Guantanamo has become the symbol of the severe
missteps that our country took in recent years. Changing our
interrogation policies to ban torture was an essential first step.
But only by shutting the Guantanamo facility down and restoring tough
but fair procedures can we repair our image in the world. We have
to do that if we hope to have a truly strong national security policy.
To close Guantanamo, we need our national security and legal experts
working hard to come up with a comprehensive plan for its closure, and
we should be funding those efforts. By cutting off that funding,
we have hamstrung the President’s initiative, no matter what we intended
to do. I believe we have made our nation less safe.
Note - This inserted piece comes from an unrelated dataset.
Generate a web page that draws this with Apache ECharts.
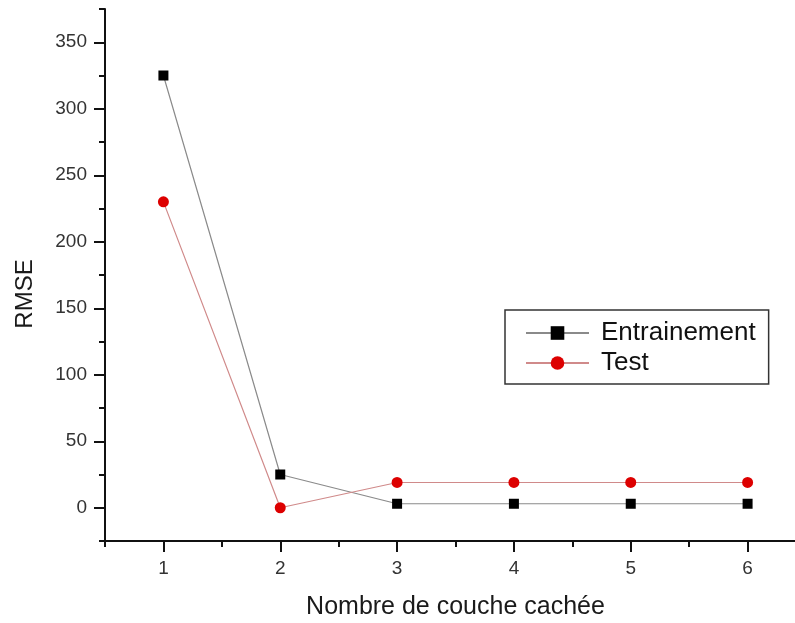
<!DOCTYPE html>
<html>
<head>
<meta charset="utf-8">
<script src="https://cdn.jsdelivr.net/npm/echarts@6/dist/echarts.min.js"></script>
<style>
html,body{margin:0;padding:0;background:#fff;}
#c{width:795px;height:623px;}
</style>
</head>
<body>
<div id="c"></div>
<script>
const categories = [1, 2, 3, 4, 5, 6];
const entrainement = [325, 25, 3, 3, 3, 3];
const test = [230, 0, 19, 19, 19, 19];
const xMajorTicks = [1, 2, 3, 4, 5, 6];
const yMajorTicks = [0, 50, 100, 150, 200, 250, 300, 350];

const FONT = 'Liberation Sans, Arial, sans-serif';
const chart = echarts.init(document.getElementById('c'), null, {renderer: 'canvas'});

const pair = arr => categories.map((c, i) => [c, arr[i]]);

chart.setOption({
  animation: false,
  backgroundColor: '#fff',
  grid: {left: 105, right: -11, top: 9, bottom: 82, containLabel: false, outerBoundsMode: 'none'},
  xAxis: [
    {
      type: 'value', min: 0.5, max: 6.5, interval: 0.5,
      name: 'Nombre de couche cachée', nameLocation: 'middle', nameGap: 54,
      nameTextStyle: {fontFamily: FONT, fontSize: 25, color: '#1a1a1a'},
      axisLine: {show: true, onZero: false, lineStyle: {color: '#111', width: 2}},
      axisTick: {show: true, length: 6, lineStyle: {color: '#111', width: 2}},
      axisLabel: {
        fontFamily: FONT, fontSize: 19, color: '#333', margin: 18,
        formatter: v => (Math.abs(v - Math.round(v)) < 1e-9 && v >= 1 && v <= 6) ? String(Math.round(v)) : ''
      },
      splitLine: {show: false}
    },
    {
      type: 'value', min: 0.5, max: 6.5, position: 'bottom',
      axisLine: {show: false, onZero: false},
      axisTick: {show: true, length: 11, customValues: xMajorTicks, lineStyle: {color: '#111', width: 2}},
      axisLabel: {show: false},
      splitLine: {show: false}
    }
  ],
  yAxis: [
    {
      type: 'value', min: -25, max: 375, interval: 25,
      name: 'RMSE', nameLocation: 'middle', nameGap: 68, nameRotate: 90,
      nameTextStyle: {fontFamily: FONT, fontSize: 24, color: '#1a1a1a', padding: [0, 38, 0, 0]},
      axisLine: {show: true, onZero: false, lineStyle: {color: '#111', width: 2}},
      axisTick: {show: true, length: 6, lineStyle: {color: '#111', width: 2}},
      axisLabel: {
        fontFamily: FONT, fontSize: 19, color: '#333', margin: 18,
        formatter: v => (v >= 0 && v <= 350 && v % 50 === 0) ? String(v) : ''
      },
      splitLine: {show: false}
    },
    {
      type: 'value', min: -25, max: 375, position: 'left',
      axisLine: {show: false, onZero: false},
      axisTick: {show: true, length: 11, customValues: yMajorTicks, lineStyle: {color: '#111', width: 2}},
      axisLabel: {show: false},
      splitLine: {show: false}
    }
  ],
  legend: {
    orient: 'vertical', left: 505, top: 310,
    padding: [10, 13, 8, 20], itemGap: 4,
    itemWidth: 63, itemHeight: 17,
    borderColor: '#333', borderWidth: 1.5,
    textStyle: {fontFamily: FONT, fontSize: 26, color: '#111', padding: [0, 0, 0, 7]},
    data: ['Entrainement', 'Test']
  },
  series: [
    {
      name: 'Entrainement', type: 'line', xAxisIndex: 0, yAxisIndex: 0,
      data: pair(entrainement),
      symbol: 'rect', symbolSize: 10,
      itemStyle: {color: '#000'},
      lineStyle: {color: '#8a8a8a', width: 1.2}
    },
    {
      name: 'Test', type: 'line', xAxisIndex: 0, yAxisIndex: 0,
      data: pair(test),
      symbol: 'circle', symbolSize: 11,
      itemStyle: {color: '#dd0000'},
      lineStyle: {color: '#d08a8a', width: 1.2}
    }
  ]
});
</script>
</body>
</html>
Much debate has focused on keeping Guantanamo
detainees out of the United States. In this debate, political
rhetoric has entirely drowned out reason and reality. Our criminal
justice system handles extremely dangerous criminals, and more than a
few terrorists, and it does so safely and effectively. We try very
dangerous people in our courts and hold very dangerous people in our
jails in Vermont and throughout the country. We have the best
justice system in the world. We spend billions of dollars on our
detention facilities, on our law enforcement, and our justice system.
Are we going to say to the world that we’re not good enough to be able
to handle criminal cases of this nature? I don’t believe so.
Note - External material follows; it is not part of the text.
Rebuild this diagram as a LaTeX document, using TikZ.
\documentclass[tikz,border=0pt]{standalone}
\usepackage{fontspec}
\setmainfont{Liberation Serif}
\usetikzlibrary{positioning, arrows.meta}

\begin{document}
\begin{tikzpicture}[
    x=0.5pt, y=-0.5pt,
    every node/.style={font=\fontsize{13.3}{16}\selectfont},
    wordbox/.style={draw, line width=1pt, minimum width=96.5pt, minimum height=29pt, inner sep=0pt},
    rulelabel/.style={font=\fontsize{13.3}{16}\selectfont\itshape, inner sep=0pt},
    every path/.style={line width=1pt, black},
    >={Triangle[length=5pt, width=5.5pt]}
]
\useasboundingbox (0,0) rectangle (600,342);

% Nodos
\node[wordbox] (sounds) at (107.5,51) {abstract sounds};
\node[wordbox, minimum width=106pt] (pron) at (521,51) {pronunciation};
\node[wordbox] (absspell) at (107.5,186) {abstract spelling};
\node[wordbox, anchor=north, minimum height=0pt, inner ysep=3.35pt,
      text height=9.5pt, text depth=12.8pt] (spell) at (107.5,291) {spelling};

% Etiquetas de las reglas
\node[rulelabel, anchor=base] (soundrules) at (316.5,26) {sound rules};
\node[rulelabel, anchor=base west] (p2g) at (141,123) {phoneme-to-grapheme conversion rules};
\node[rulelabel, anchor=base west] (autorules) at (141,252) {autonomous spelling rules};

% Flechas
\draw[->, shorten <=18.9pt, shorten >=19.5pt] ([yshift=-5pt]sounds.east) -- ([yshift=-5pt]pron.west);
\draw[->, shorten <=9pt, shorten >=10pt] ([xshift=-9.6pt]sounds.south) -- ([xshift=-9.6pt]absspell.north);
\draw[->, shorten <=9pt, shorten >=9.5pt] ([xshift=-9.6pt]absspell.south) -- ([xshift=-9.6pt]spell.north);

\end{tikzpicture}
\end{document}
We try these dangers people and we hold these dangerous people, in
Vermont and throughout our country. We are showing we can do it.
And I know; I put some of them there. We do it every day in ways
that keep the American people safe and secure, and I have absolute
confidence that we can do it for even the most dangerous terrorism
suspects.
The Judiciary Committee has held several hearings on
the issue of how to best handle detainees, and experts and judges from
across the political spectrum have agreed that our courts and our
criminal justice system can handle this challenge and indeed has handled
it many times already. If after all these billions of dollars,
after all the superb men and women we have working in our justice
system, an all we spend on our maximum security facilities, are we going
to say to the world, America is not strong enough to try the worst of
these criminals? When we were hit with one of the worst terrorist
attacks in this country, Oklahoma City, did we say we can’t try these
people we have no captured? We can’t have them in a courtroom
where it isn’t secure? We cannot punish them? Of course not.
We went ahead. We followed a system of justice. Having been
horribly damaged in Oklahoma City, we followed our system of justice and
the rest of the world looked at it and learned from us. Let’s not
step back from that. Republican luminaries like General Colin
Powell have agreed with this idea. Republican member of the
Judiciary Committee, Senator Graham, has said, “The idea that we cannot
find a place to securely house 250-plus detainees within the United
States is not rational.”
Let’s let reality come in and overwhelm rhetoric.
It is time to act on our principles and our constitutional system.
Those who we believe to be guilty of heinous crimes should be tried and
punished severely. The courts and our prisons are more than up to
the task. Those who are innocent should be released. There
will be tough cases, and we should give the administration the resources
it needs to find ways to dispose of those cases responsibly.
Let us put aside heated and distorted rhetoric and
support the President in his efforts to truly make our country safe and
strong and a republic worthy of the history and values that have always
made America great. I believed that when I was a young lawyer in
private practice. And I believed that when I was a prosecutor.
I believe that even more today as a United States Senator.